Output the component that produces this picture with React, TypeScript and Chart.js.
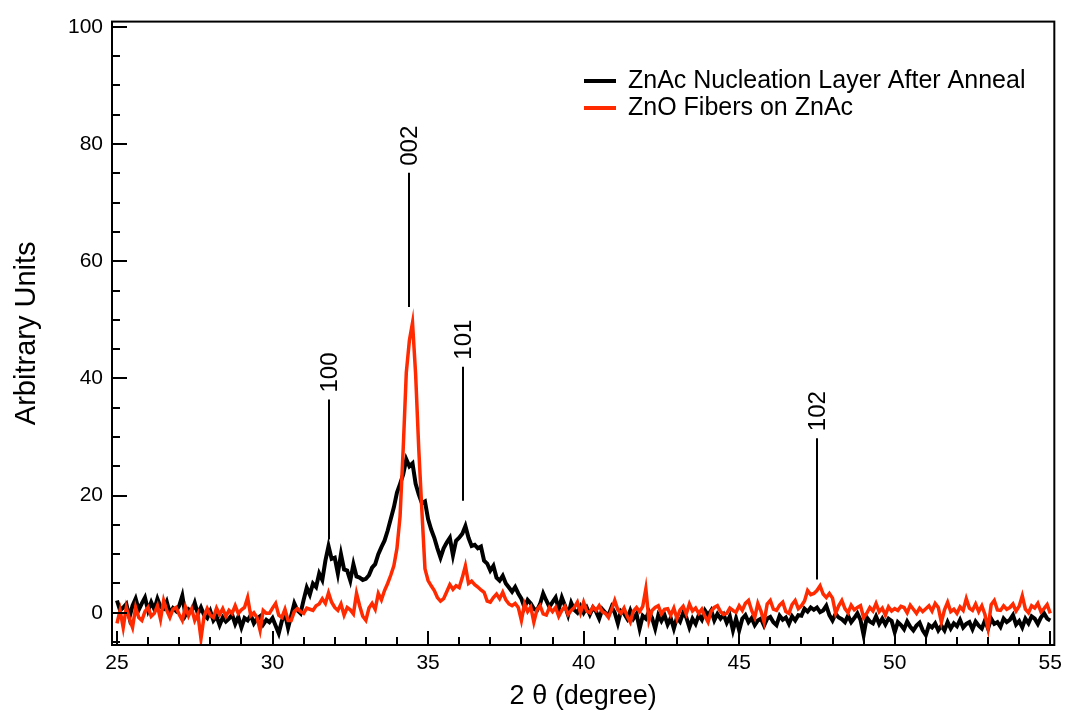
import React, { useEffect, useRef } from "react";
import { Chart, registerables } from "chart.js";

Chart.register(...registerables);

const FONT = '"Liberation Sans", Arial, Helvetica, sans-serif';

// 2θ grid: first angle and step (degrees)
const START_ANGLE = 25;
const ANGLE_STEP = 0.1;

const seriesLabels = ["ZnAc Nucleation Layer After Anneal", "ZnO Fibers on ZnAc"];
const seriesColors = ["#000000", "#ff2a00"];

// one row = one degree (10 samples), from 25.0 to 55.0
const znacCounts = [
  2.1, 0.4, 0.9, 1.5, -0.8, 1.2, 2.4, 0.5, 1.6, 2.6,
  0.4, 1.8, 0.6, 2.4, 1.0, 0.7, 1.9, -0.1, 0.8, 0.3,
  1.2, 2.9, -0.4, 0.6, 0.2, 1.7, -0.2, 0.9, -0.4, -0.9,
  0.3, -1.3, -0.6, -2.1, -0.8, -1.5, -1.0, -0.3, -1.9, -0.7,
  -2.5, -0.9, -1.3, -0.4, -1.8, -1.0, -0.6, -2.0, -1.2, -1.6,
  -0.9, -2.2, -3.5, -1.4, -0.1, -2.6, -0.5, 1.6, 0.4, -0.1,
  2.2, 4.3, 3.1, 5.0, 4.4, 6.7, 5.6, 8.9, 11.4, 9.2,
  9.4, 6.7, 10.0, 7.4, 7.2, 5.5, 8.3, 6.2, 6.0, 5.6,
  5.8, 6.4, 7.7, 8.3, 10.0, 11.2, 12.3, 14.0, 16.0, 18.0,
  20.5, 22.0, 23.6, 26.2, 25.0, 25.5, 22.0, 20.2, 18.7, 19.0,
  16.0, 14.2, 12.8, 11.0, 9.4, 11.0, 12.0, 12.8, 9.8, 12.3,
  12.8, 13.5, 14.8, 12.8, 11.4, 11.6, 11.0, 11.3, 8.9, 8.4,
  7.2, 8.0, 6.0, 5.5, 6.3, 5.0, 4.3, 3.6, 4.4, 3.3,
  2.4, 0.9, 2.2, 1.6, 0.7, 0.4, 1.5, 3.3, 2.1, 1.0,
  1.8, 2.6, 0.6, 2.6, 1.2, -0.4, 1.7, 0.5, 0.0, 1.1,
  0.0, 0.9, -0.3, 0.9, 0.2, -1.0, 0.6, 0.0, -0.4, 1.0,
  0.0, -1.8, 0.3, -0.1, -1.0, 0.4, -1.0, -0.2, -2.7, -0.5,
  -1.0, 0.2, -0.9, -2.7, -0.4, -1.4, -0.4, -2.0, -0.9, -2.7,
  -0.8, -1.5, 0.0, -0.8, -2.5, -1.0, -1.9, -0.4, -1.2, 0.4,
  -0.4, 0.4, -1.3, -0.2, -1.0, -0.3, -1.7, -0.6, -3.0, -1.0,
  -3.0, -1.0, -0.4, -1.6, -0.9, -2.1, -1.3, -1.0, -2.2, -1.0,
  -0.7, -1.6, -2.1, -0.5, -1.2, -0.8, -1.9, -0.6, -1.3, -0.4,
  -0.5, 0.7, 0.2, 0.9, 0.5, 0.9, 0.1, 0.4, 1.2, -0.4,
  -1.3, -0.2, -0.8, -1.1, -1.6, -0.5, -1.6, -0.9, -0.1, -1.2,
  -3.8, -0.8, -1.5, -1.8, -0.6, -1.9, -1.0, -2.0, -1.0, -1.4,
  -3.3, -1.6, -2.1, -2.8, -1.5, -2.4, -3.0, -2.2, -1.7, -3.0,
  -3.8, -2.1, -2.5, -1.8, -3.0, -2.2, -3.0, -1.6, -2.7, -1.8,
  -2.3, -1.2, -2.5, -1.9, -1.6, -2.8, -1.5, -2.2, -2.7, -1.3,
  -2.7, -1.0, -1.9, -1.6, -2.4, -1.0, -1.6, -1.2, -0.4, -2.0,
  -1.4, -2.5, -1.0, -1.8, -0.6, -1.0, -1.9, -0.8, -0.1, -1.0,
  -1.3,
];

const fiberCounts = [
  -1.8, 0.4, -2.5, 0.9, -1.0, -2.5, 0.9, -0.8, -1.3, 0.2,
  0.9, -0.6, -0.1, 1.2, -1.1, 2.1, 0.4, -0.8, 0.6, 0.9,
  -0.3, -1.3, 1.0, -0.5, 0.7, -1.3, -0.2, -4.4, -0.6, 0.7,
  -0.4, -0.8, 0.8, -0.3, 0.7, -0.6, 0.4, -0.1, 1.2, -0.1,
  0.5, 0.9, 2.6, -0.5, 0.0, -0.8, -3.0, 0.4, -0.1, -0.1,
  0.8, 1.6, -0.4, -0.8, 0.6, -1.3, -1.3, 0.2, 0.7, 0.2,
  -0.1, 0.8, 0.6, 0.4, 1.2, 1.5, 2.4, 1.6, 3.4, 1.8,
  0.9, 0.4, 1.5, -0.4, 0.9, 0.5, -0.2, 3.3, 1.2, -0.6,
  -1.3, 0.8, 1.6, 0.6, 3.3, 2.2, 3.8, 5.0, 6.4, 8.0,
  11.0, 16.5, 28.0, 41.0, 46.5, 49.5, 40.7, 28.0, 17.5, 7.5,
  5.5, 4.6, 3.8, 2.6, 2.0, 2.4, 3.6, 4.8, 4.0, 4.6,
  4.3, 6.0, 8.0, 5.0, 5.4, 4.8, 4.4, 3.9, 3.5, 2.0,
  1.8, 2.6, 3.2, 2.4, 3.5, 2.2, 1.5, 1.2, 1.6, 0.9,
  -1.3, 1.5, 0.2, 1.0, -1.6, 0.5, 1.2, -0.2, -0.4, 0.9,
  0.2, 0.9, -0.6, 0.4, 1.1, -0.3, 0.4, 0.9, 1.8, 0.0,
  1.8, 0.3, 0.0, 1.0, 0.4, 1.2, 0.2, -0.1, -0.8, 0.6,
  2.1, 0.5, -0.1, 0.8, -0.6, -1.6, 0.3, 0.9, 0.2, 1.1,
  4.1, -1.3, 0.4, 0.9, 1.2, -0.2, 0.6, 0.7, -0.4, 0.8,
  -1.0, 0.5, 1.1, -0.2, 1.5, 0.3, 0.8, -0.1, 0.6, -0.6,
  -1.6, 0.3, 0.9, 1.2, 0.2, -0.3, -0.1, 0.8, 0.4, 0.1,
  1.2, 0.4, 1.6, 2.1, 0.4, -0.8, 1.6, 0.3, -1.6, 1.5,
  2.1, 0.6, 0.4, 1.3, 1.8, 0.2, -0.1, 1.4, 2.1, 0.7,
  1.2, 2.0, 3.8, 3.1, 3.3, 3.8, 4.6, 3.2, 2.6, 3.3,
  2.5, -0.1, 1.2, 2.1, 0.7, 0.0, 1.3, 0.5, 0.9, 1.2,
  -0.8, -0.1, 0.9, 0.3, 1.6, 0.2, 0.8, -0.4, 1.0, 0.3,
  0.7, 0.4, 1.1, 0.9, 0.0, 1.3, 0.6, -0.1, 0.8, 0.2,
  0.7, 1.2, 0.3, 1.6, 0.9, -1.6, 0.5, 1.8, 0.2, 0.6,
  -0.1, 1.0, 0.4, 2.4, 0.8, 0.4, 1.5, 0.2, 1.2, -0.3,
  -2.7, 1.4, 2.1, 0.5, 0.4, 1.2, 0.6, 0.9, 1.5, 0.3,
  1.1, 2.9, 0.6, 0.0, 1.2, 0.8, 1.6, 0.2, 0.7, 1.4,
  -0.1,
];

const xTickValues = [25, 30, 35, 40, 45, 50, 55];
const yTickValues = [0, 20, 40, 60, 80, 100];

// reflection markers (hkl)
const peakLabels = ["100", "002", "101", "102"];
const peakAngles = [31.83, 34.39, 36.12, 47.5];
const peakLineTop = [36.4, 75.1, 42.0, 29.8];
const peakLineBottom = [12.5, 52.2, 19.1, 5.7];

const toPoints = (vals: number[]) =>
  vals.map((y, i) => ({ x: +(START_ANGLE + i * ANGLE_STEP).toFixed(2), y }));

const decorPlugin = {
  id: "decor",
  afterDraw(chart: any) {
    const { ctx, chartArea: a, scales } = chart;
    const xs = scales.x;
    const ys = scales.y;
    ctx.save();
    ctx.strokeStyle = "#000";
    ctx.fillStyle = "#000";
    ctx.lineCap = "butt";

    const seg = (x1: number, y1: number, x2: number, y2: number) => {
      ctx.beginPath();
      ctx.moveTo(x1, y1);
      ctx.lineTo(x2, y2);
      ctx.stroke();
    };

    // frame
    ctx.lineWidth = 2;
    ctx.strokeRect(a.left, a.top, a.right - a.left, a.bottom - a.top);

    // inward ticks on x (minor every 1, major every 5)
    for (let v = Math.ceil(xs.min); v <= xs.max + 1e-9; v += 1) {
      const px = Math.round(xs.getPixelForValue(v));
      const len = v % 5 === 0 ? 14 : 8;
      seg(px, a.bottom, px, a.bottom - len);
    }
    // inward ticks on y (minor every 5, major every 20)
    for (let v = Math.ceil(ys.min / 5) * 5; v <= ys.max + 1e-9; v += 5) {
      const py = Math.round(ys.getPixelForValue(v));
      const len = v % 20 === 0 ? 15 : 8;
      seg(a.left, py, a.left + len, py);
    }

    // reflection markers
    ctx.lineWidth = 2;
    ctx.font = `24px ${FONT}`;
    peakLabels.forEach((lab, i) => {
      const px = Math.round(xs.getPixelForValue(peakAngles[i]));
      const pt = ys.getPixelForValue(peakLineTop[i]);
      const pb = ys.getPixelForValue(peakLineBottom[i]);
      seg(px, pt, px, pb);
      ctx.save();
      ctx.translate(px + 1, pt - 7);
      ctx.rotate(-Math.PI / 2);
      ctx.textAlign = "left";
      ctx.textBaseline = "middle";
      ctx.fillText(lab, 0, 0);
      ctx.restore();
    });

    // legend
    ctx.font = `25px ${FONT}`;
    ctx.textAlign = "left";
    ctx.textBaseline = "middle";
    chart.data.datasets.forEach((ds: any, i: number) => {
      const y = 81 + i * 27;
      ctx.strokeStyle = ds.borderColor;
      ctx.lineWidth = 4;
      seg(584, y, 616, y);
      ctx.fillStyle = "#000";
      ctx.fillText(ds.label, 628, y);
    });
    ctx.restore();
  },
};

export default function App() {
  const ref = useRef<HTMLCanvasElement | null>(null);

  useEffect(() => {
    if (!ref.current) return;
    const chart = new Chart(ref.current, {
      type: "line",
      data: {
        datasets: [
          {
            label: seriesLabels[0],
            data: toPoints(znacCounts),
            borderColor: seriesColors[0],
            borderWidth: 4,
            pointRadius: 0,
            tension: 0,
            fill: false,
            order: 1,
          },
          {
            label: seriesLabels[1],
            data: toPoints(fiberCounts),
            borderColor: seriesColors[1],
            borderWidth: 3.5,
            pointRadius: 0,
            tension: 0,
            fill: false,
            order: 0,
          },
        ],
      },
      options: {
        animation: false,
        responsive: true,
        maintainAspectRatio: false,
        layout: { padding: { top: 19, right: 10, left: 0, bottom: 0 } },
        plugins: {
          legend: { display: false },
          tooltip: { enabled: false },
        },
        scales: {
          x: {
            type: "linear",
            min: 24.84,
            max: 55.13,
            afterBuildTicks: (s: any) => {
              s.ticks = xTickValues.map((v) => ({ value: v }));
            },
            afterFit: (s: any) => {
              s.height = 68;
            },
            grid: { display: false, drawTicks: false },
            border: { display: false },
            ticks: {
              color: "#000",
              font: { family: FONT, size: 21 },
              padding: 6,
              maxRotation: 0,
              autoSkip: false,
            },
            title: {
              display: true,
              text: "2 θ (degree)",
              color: "#000",
              font: { family: FONT, size: 27 },
              padding: { top: 0, bottom: 0 },
            },
          },
          y: {
            type: "linear",
            min: -5.5,
            max: 100.9,
            afterBuildTicks: (s: any) => {
              s.ticks = yTickValues.map((v) => ({ value: v }));
            },
            afterFit: (s: any) => {
              s.width = 112;
            },
            grid: { display: false, drawTicks: false },
            border: { display: false },
            ticks: {
              color: "#000",
              font: { family: FONT, size: 21 },
              padding: 9,
              autoSkip: false,
            },
            title: {
              display: true,
              text: "Arbitrary Units",
              color: "#000",
              font: { family: FONT, size: 29 },
              padding: { top: 10, bottom: 0 },
            },
          },
        },
      },
      plugins: [decorPlugin],
    });
    return () => chart.destroy();
  }, []);

  return (
    <div style={{ position: "absolute", left: 0, top: 0, width: 1068, height: 713, background: "#fff" }}>
      <canvas ref={ref} />
    </div>
  );
}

━━━━━━━━━━━━━━━━━━━━

What you are asked to do: Within the material above, find the lines that contain the word "React"; copy them.

Response for this exercise:
Output the component that produces this picture with React, TypeScript and Chart.js.
import React, { useEffect, useRef } from "react";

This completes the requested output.